There was a slight rustle, a whisper-quiet mewling. I pivoted, hoping to catch a book moving, but I was too late. The stacks stood solemnly, fat with pride and perhaps a touch of melancholy. Did they sense I was leaving? I wanted to lock the front door, and let them all languish until I returned…
Would Sophie’s shop be this alive? With stacks of leather bound books peeking from a wooden shelf so high, I’d need a ladder to investigate? Or hidden hutches piled with old letters and diaries, penned by some of the writers who’d escaped from their lives and scribbled away there, their words flowing in such a famous place. Would I arrive and hear whispers from the past? The murmur of authors long since gone from this world? Their ghostlike presence hovering in the place they wrote their very last masterpiece. The place they were happiest – a haven for word lovers.
I wanted that…that feeling of being wholly alive, surrounded by likeminded souls. Bibliophiles who re-read a book because it was so damn good – it had become a friend, one you turned to for comfort. The intimacy, the quiet, where words washed over you and made you smile again.

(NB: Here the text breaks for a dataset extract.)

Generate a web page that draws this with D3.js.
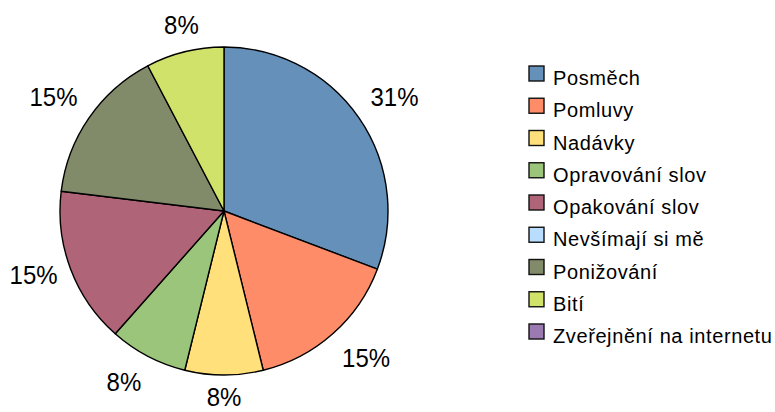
<!DOCTYPE html>
<html>
<head>
<meta charset="utf-8">
<script src="https://cdn.jsdelivr.net/npm/d3@7"></script>
<style>
  html, body { margin: 0; padding: 0; background: #fff; }
  svg { display: block; }
</style>
</head>
<body>
<svg id="chart" width="775" height="412"></svg>
<script>
const categories = ["Posměch", "Pomluvy", "Nadávky", "Opravování slov", "Opakování slov",
                    "Nevšímají si mě", "Ponižování", "Bití", "Zveřejnění na internetu"];
const values = [4, 2, 1, 1, 2, 0, 2, 1, 0];
const colors = ["#6590B9", "#FF8C69", "#FFE07A", "#9BC57A", "#B06478",
                "#B9DDFF", "#818A69", "#D1E26A", "#9A7AB0"];

const svg = d3.select("#chart");
const W = 775, H = 412;
const cx = 224, cy = 211, r = 164;
const font = "'Liberation Sans', Arial, sans-serif";

const total = d3.sum(values);
const data = categories.map((c, i) => ({ cat: c, value: values[i], color: colors[i] }));

const pie = d3.pie().sort(null).value(d => d.value);
const arcs = pie(data);
const arcGen = d3.arc().innerRadius(0).outerRadius(r);

const g = svg.append("g").attr("transform", `translate(${cx},${cy})`);

g.selectAll("path.slice")
  .data(arcs.filter(a => a.data.value > 0))
  .join("path")
  .attr("class", "slice")
  .attr("d", arcGen)
  .attr("fill", d => d.data.color)
  .attr("stroke", "#000")
  .attr("stroke-width", 1.4)
  .attr("stroke-linejoin", "round");

// percent labels placed outside the pie
const fmt = v => Math.round(v / total * 100) + "%";
const gap = 14, fs = 24;
const ramp = (v, t) => Math.sign(v) * Math.max(0, Math.min(1, (Math.abs(v) - t) * 5));
const labels = g.selectAll("text.pct")
  .data(arcs.filter(a => a.data.value > 0))
  .join("text")
  .attr("class", "pct")
  .attr("font-family", font)
  .attr("font-size", fs)
  .attr("fill", "#000")
  .attr("text-anchor", "middle")
  .text(d => fmt(d.data.value));

labels.each(function(d) {
  const a = (d.startAngle + d.endAngle) / 2;
  const s = Math.sin(a), c = Math.cos(a);
  const px = (r + gap) * s, py = -(r + gap) * c;
  const bb = this.getBBox();
  const w = bb.width, h = fs * 1.1;
  const kx = ramp(s, 0.25);
  const ky = ramp(c, 0.35);
  const centerX = px + kx * w / 2;
  const centerY = py - ky * h / 2;
  const baseline = Math.min(centerY + fs * 0.39, H - cy - 6);
  d3.select(this)
    .attr("transform", `translate(${centerX},${baseline}) scale(1,1.1)`);
});

// legend
const legend = svg.append("g").attr("transform", "translate(529,66)");
const rowH = 32.25;
const rows = legend.selectAll("g.row")
  .data(data)
  .join("g")
  .attr("class", "row")
  .attr("transform", (d, i) => `translate(0,${i * rowH})`);

rows.append("rect")
  .attr("x", 0).attr("y", 0)
  .attr("width", 15).attr("height", 15)
  .attr("fill", d => d.color)
  .attr("stroke", "#111")
  .attr("stroke-width", 1.4);

rows.append("text")
  .attr("x", 24)
  .attr("y", 19)
  .attr("font-family", font)
  .attr("font-size", 20)
  .attr("letter-spacing", 0.6)
  .attr("fill", "#000")
  .text(d => d.cat);
</script>
</body>
</html>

And to befriend other bookworms whose lives were left in tatters after falling in love with a fictional character. Unable to eat or sleep, and sad that you’d never met him, because he wasn’t real, except in your mind. But you still looked for him in faces of people on the street anyway, you’d recognize him anywhere. It would take weeks, sometimes years to stop yearning for that character who’d virtually jumped from the page and smothered you with kisses. Would I find people like that in the bookshop on the Left Bank where the cherry trees stood?
With a nervous flutter in my belly, I said goodbye to my books, and silently wished them well, hoping that if a customer stumbled upon them while I was absent they’d be cherished.